(Information supplied):
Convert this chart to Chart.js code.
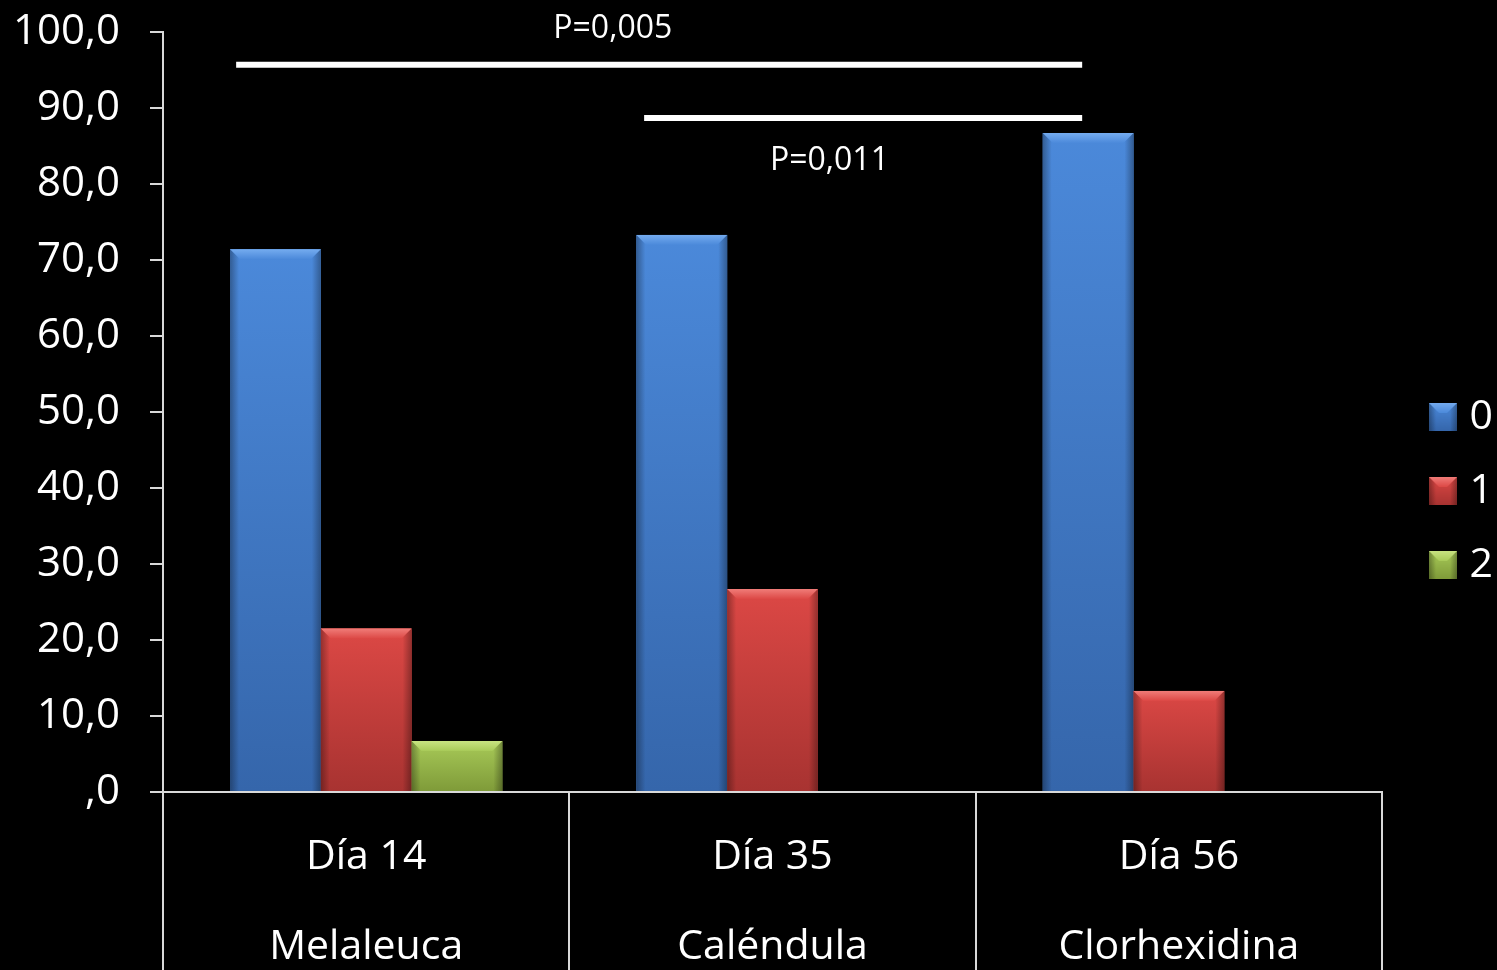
<!DOCTYPE html>
<html lang="es">
<head>
    <meta charset="UTF-8">
    <title>Puntuación por grupo</title>
    <script src="https://cdn.jsdelivr.net/npm/chart.js@4.4.1/dist/chart.umd.min.js"></script>
    <style>
        html, body { margin: 0; padding: 0; background: #000; overflow: hidden; }
        #wrap { width: 1497px; height: 970px; }
    </style>
</head>
<body>
    <div id="wrap"><canvas id="scoreChart"></canvas></div>

    <script>
        // Data
        const categories = [['Día 14', 'Melaleuca'], ['Día 35', 'Caléndula'], ['Día 56', 'Clorhexidina']];
        const seriesNames = ['0', '1', '2'];
        const score0 = [71.4, 73.3, 86.7];
        const score1 = [21.5, 26.7, 13.3];
        const score2 = [6.7, 0, 0];
        const pLabels = ['P=0,005', 'P=0,011'];

        const FONT = "'Open Sans', 'DejaVu Sans', sans-serif";
        const AXIS = '#d9d9d9';

        // bar shading per series: top, bottom, bevel
        const shades = [
            { top: '#4b89da', bottom: '#3566ab', bevel: '#74abef' },
            { top: '#dc4845', bottom: '#a83331', bevel: '#f07c78' },
            { top: '#a8ca58', bottom: '#7f9b39', bevel: '#c8e381' }
        ];

        function bevelRect(ctx, left, top, w, h, c) {
            const d = Math.min(10, h / 2, w / 2);
            let g = ctx.createLinearGradient(0, top, 0, top + h);
            g.addColorStop(0, c.top);
            g.addColorStop(1, c.bottom);
            ctx.fillStyle = g;
            ctx.fillRect(left, top, w, h);

            const s = Math.min(9, w / 4);
            g = ctx.createLinearGradient(left, 0, left + s, 0);
            g.addColorStop(0, 'rgba(0,0,0,0.32)');
            g.addColorStop(1, 'rgba(0,0,0,0)');
            ctx.fillStyle = g;
            ctx.fillRect(left, top, s, h);
            g = ctx.createLinearGradient(left + w - s, 0, left + w, 0);
            g.addColorStop(0, 'rgba(0,0,0,0)');
            g.addColorStop(1, 'rgba(0,0,0,0.32)');
            ctx.fillStyle = g;
            ctx.fillRect(left + w - s, top, s, h);

            g = ctx.createLinearGradient(0, top, 0, top + d);
            g.addColorStop(0, c.bevel);
            g.addColorStop(1, c.top);
            ctx.fillStyle = g;
            ctx.beginPath();
            ctx.moveTo(left, top);
            ctx.lineTo(left + w, top);
            ctx.lineTo(left + w - d, top + d);
            ctx.lineTo(left + d, top + d);
            ctx.closePath();
            ctx.fill();
        }

        function makeIcon(c) {
            const cv = document.createElement('canvas');
            cv.width = 28; cv.height = 28;
            bevelRect(cv.getContext('2d'), 0, 0, 28, 28, c);
            return cv;
        }

        const bevelPlugin = {
            id: 'bevel',
            afterDatasetsDraw(chart) {
                const ctx = chart.ctx;
                ctx.save();
                chart.data.datasets.forEach((ds, i) => {
                    chart.getDatasetMeta(i).data.forEach(bar => {
                        const p = bar.getProps(['x', 'y', 'base', 'width'], true);
                        const h = p.base - p.y;
                        if (h < 1) return;
                        bevelRect(ctx, p.x - p.width / 2, p.y, p.width, h, shades[i]);
                    });
                });
                ctx.restore();
            }
        };

        // push the legend a bit away from the plot area
        const legendGap = {
            id: 'legendGap',
            afterLayout(chart, args, opts) {
                chart.legend.left += opts.shift;
                chart.legend.right += opts.shift;
            }
        };

        // significance brackets (x in category units, y in axis units)
        const bracketPlugin = {
            id: 'brackets',
            afterDraw(chart, args, opts) {
                const { ctx, scales: { x, y } } = chart;
                ctx.save();
                ctx.strokeStyle = '#fff';
                ctx.lineWidth = 6;
                ctx.fillStyle = '#fff';
                ctx.font = '32px ' + FONT;
                ctx.textAlign = 'center';
                ctx.textBaseline = 'middle';
                opts.items.forEach((b, i) => {
                    ctx.beginPath();
                    ctx.moveTo(x.getPixelForValue(b.from), y.getPixelForValue(b.y));
                    ctx.lineTo(x.getPixelForValue(b.to), y.getPixelForValue(b.y));
                    ctx.stroke();
                    ctx.fillText(pLabels[i], x.getPixelForValue(b.textX), y.getPixelForValue(b.textY));
                });
                ctx.restore();
            }
        };

        const values = [score0, score1, score2];
        const ctx = document.getElementById('scoreChart').getContext('2d');
        const scoreChart = new Chart(ctx, {
            type: 'bar',
            data: {
                labels: categories,
                datasets: values.map((v, i) => ({
                    label: seriesNames[i],
                    data: v,
                    backgroundColor: shades[i].top,
                    borderWidth: 0,
                    pointStyle: makeIcon(shades[i]),
                    categoryPercentage: 0.67,
                    barPercentage: 1.0
                }))
            },
            options: {
                responsive: true,
                maintainAspectRatio: false,
                animation: false,
                layout: { padding: { left: 0, top: 12, right: 16, bottom: 0 } },
                plugins: {
                    legend: {
                        position: 'right',
                        labels: {
                            color: '#fff',
                            font: { size: 41, family: FONT },
                            usePointStyle: true,
                            pointStyleWidth: 12,
                            padding: 33
                        }
                    },
                    legendGap: { shift: 22 },
                    tooltip: { enabled: false },
                    brackets: {
                        items: [
                            { from: -0.32, to: 1.762, y: 95.7, textX: 0.607, textY: 100.4 },
                            { from: 0.684, to: 1.762, y: 88.7, textX: 1.14, textY: 83.1 }
                        ]
                    }
                },
                scales: {
                    x: {
                        grid: { offset: true, drawOnChartArea: false, color: AXIS, lineWidth: 2, tickLength: 178 },
                        border: { color: AXIS, width: 2 },
                        ticks: { color: '#fff', font: { size: 41, family: FONT, lineHeight: 2.2 }, padding: -158, maxRotation: 0 },
                        afterFit: s => { s.height = 178; }
                    },
                    y: {
                        min: 0,
                        max: 100,
                        grid: { drawOnChartArea: false, color: AXIS, lineWidth: 2, tickLength: 13 },
                        border: { color: AXIS, width: 2 },
                        ticks: {
                            stepSize: 10,
                            color: '#fff',
                            font: { size: 42, family: FONT },
                            padding: 30,
                            callback: v => v === 0 ? ',0' : v.toFixed(1).replace('.', ',')
                        },
                        afterFit: s => { s.width = 163; s.paddingTop = 32; }
                    }
                }
            },
            plugins: [bevelPlugin, bracketPlugin, legendGap]
        });
    </script>
</body>
</html>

(Set problem): Skip the images and write out the rest of the listing exactly.

(Reply to the exercise):
Convert this chart to Chart.js code.
<!DOCTYPE html>
<html lang="es">
<head>
    <meta charset="UTF-8">
    <title>Puntuación por grupo</title>
    <script src="https://cdn.jsdelivr.net/npm/chart.js@4.4.1/dist/chart.umd.min.js"></script>
    <style>
        html, body { margin: 0; padding: 0; background: #000; overflow: hidden; }
        #wrap { width: 1497px; height: 970px; }
    </style>
</head>
<body>
    <div id="wrap"><canvas id="scoreChart"></canvas></div>

    <script>
        // Data
        const categories = [['Día 14', 'Melaleuca'], ['Día 35', 'Caléndula'], ['Día 56', 'Clorhexidina']];
        const seriesNames = ['0', '1', '2'];
        const score0 = [71.4, 73.3, 86.7];
        const score1 = [21.5, 26.7, 13.3];
        const score2 = [6.7, 0, 0];
        const pLabels = ['P=0,005', 'P=0,011'];

        const FONT = "'Open Sans', 'DejaVu Sans', sans-serif";
        const AXIS = '#d9d9d9';

        // bar shading per series: top, bottom, bevel
        const shades = [
            { top: '#4b89da', bottom: '#3566ab', bevel: '#74abef' },
            { top: '#dc4845', bottom: '#a83331', bevel: '#f07c78' },
            { top: '#a8ca58', bottom: '#7f9b39', bevel: '#c8e381' }
        ];

        function bevelRect(ctx, left, top, w, h, c) {
            const d = Math.min(10, h / 2, w / 2);
            let g = ctx.createLinearGradient(0, top, 0, top + h);
            g.addColorStop(0, c.top);
            g.addColorStop(1, c.bottom);
            ctx.fillStyle = g;
            ctx.fillRect(left, top, w, h);

            const s = Math.min(9, w / 4);
            g = ctx.createLinearGradient(left, 0, left + s, 0);
            g.addColorStop(0, 'rgba(0,0,0,0.32)');
            g.addColorStop(1, 'rgba(0,0,0,0)');
            ctx.fillStyle = g;
            ctx.fillRect(left, top, s, h);
            g = ctx.createLinearGradient(left + w - s, 0, left + w, 0);
            g.addColorStop(0, 'rgba(0,0,0,0)');
            g.addColorStop(1, 'rgba(0,0,0,0.32)');
            ctx.fillStyle = g;
            ctx.fillRect(left + w - s, top, s, h);

            g = ctx.createLinearGradient(0, top, 0, top + d);
            g.addColorStop(0, c.bevel);
            g.addColorStop(1, c.top);
            ctx.fillStyle = g;
            ctx.beginPath();
            ctx.moveTo(left, top);
            ctx.lineTo(left + w, top);
            ctx.lineTo(left + w - d, top + d);
            ctx.lineTo(left + d, top + d);
            ctx.closePath();
            ctx.fill();
        }

        function makeIcon(c) {
            const cv = document.createElement('canvas');
            cv.width = 28; cv.height = 28;
            bevelRect(cv.getContext('2d'), 0, 0, 28, 28, c);
            return cv;
        }

        const bevelPlugin = {
            id: 'bevel',
            afterDatasetsDraw(chart) {
                const ctx = chart.ctx;
                ctx.save();
                chart.data.datasets.forEach((ds, i) => {
                    chart.getDatasetMeta(i).data.forEach(bar => {
                        const p = bar.getProps(['x', 'y', 'base', 'width'], true);
                        const h = p.base - p.y;
                        if (h < 1) return;
                        bevelRect(ctx, p.x - p.width / 2, p.y, p.width, h, shades[i]);
                    });
                });
                ctx.restore();
            }
        };

        // push the legend a bit away from the plot area
        const legendGap = {
            id: 'legendGap',
            afterLayout(chart, args, opts) {
                chart.legend.left += opts.shift;
                chart.legend.right += opts.shift;
            }
        };

        // significance brackets (x in category units, y in axis units)
        const bracketPlugin = {
            id: 'brackets',
            afterDraw(chart, args, opts) {
                const { ctx, scales: { x, y } } = chart;
                ctx.save();
                ctx.strokeStyle = '#fff';
                ctx.lineWidth = 6;
                ctx.fillStyle = '#fff';
                ctx.font = '32px ' + FONT;
                ctx.textAlign = 'center';
                ctx.textBaseline = 'middle';
                opts.items.forEach((b, i) => {
                    ctx.beginPath();
                    ctx.moveTo(x.getPixelForValue(b.from), y.getPixelForValue(b.y));
                    ctx.lineTo(x.getPixelForValue(b.to), y.getPixelForValue(b.y));
                    ctx.stroke();
                    ctx.fillText(pLabels[i], x.getPixelForValue(b.textX), y.getPixelForValue(b.textY));
                });
                ctx.restore();
            }
        };

        const values = [score0, score1, score2];
        const ctx = document.getElementById('scoreChart').getContext('2d');
        const scoreChart = new Chart(ctx, {
            type: 'bar',
            data: {
                labels: categories,
                datasets: values.map((v, i) => ({
                    label: seriesNames[i],
                    data: v,
                    backgroundColor: shades[i].top,
                    borderWidth: 0,
                    pointStyle: makeIcon(shades[i]),
                    categoryPercentage: 0.67,
                    barPercentage: 1.0
                }))
            },
            options: {
                responsive: true,
                maintainAspectRatio: false,
                animation: false,
                layout: { padding: { left: 0, top: 12, right: 16, bottom: 0 } },
                plugins: {
                    legend: {
                        position: 'right',
                        labels: {
                            color: '#fff',
                            font: { size: 41, family: FONT },
                            usePointStyle: true,
                            pointStyleWidth: 12,
                            padding: 33
                        }
                    },
                    legendGap: { shift: 22 },
                    tooltip: { enabled: false },
                    brackets: {
                        items: [
                            { from: -0.32, to: 1.762, y: 95.7, textX: 0.607, textY: 100.4 },
                            { from: 0.684, to: 1.762, y: 88.7, textX: 1.14, textY: 83.1 }
                        ]
                    }
                },
                scales: {
                    x: {
                        grid: { offset: true, drawOnChartArea: false, color: AXIS, lineWidth: 2, tickLength: 178 },
                        border: { color: AXIS, width: 2 },
                        ticks: { color: '#fff', font: { size: 41, family: FONT, lineHeight: 2.2 }, padding: -158, maxRotation: 0 },
                        afterFit: s => { s.height = 178; }
                    },
                    y: {
                        min: 0,
                        max: 100,
                        grid: { drawOnChartArea: false, color: AXIS, lineWidth: 2, tickLength: 13 },
                        border: { color: AXIS, width: 2 },
                        ticks: {
                            stepSize: 10,
                            color: '#fff',
                            font: { size: 42, family: FONT },
                            padding: 30,
                            callback: v => v === 0 ? ',0' : v.toFixed(1).replace('.', ',')
                        },
                        afterFit: s => { s.width = 163; s.paddingTop = 32; }
                    }
                }
            },
            plugins: [bevelPlugin, bracketPlugin, legendGap]
        });
    </script>
</body>
</html>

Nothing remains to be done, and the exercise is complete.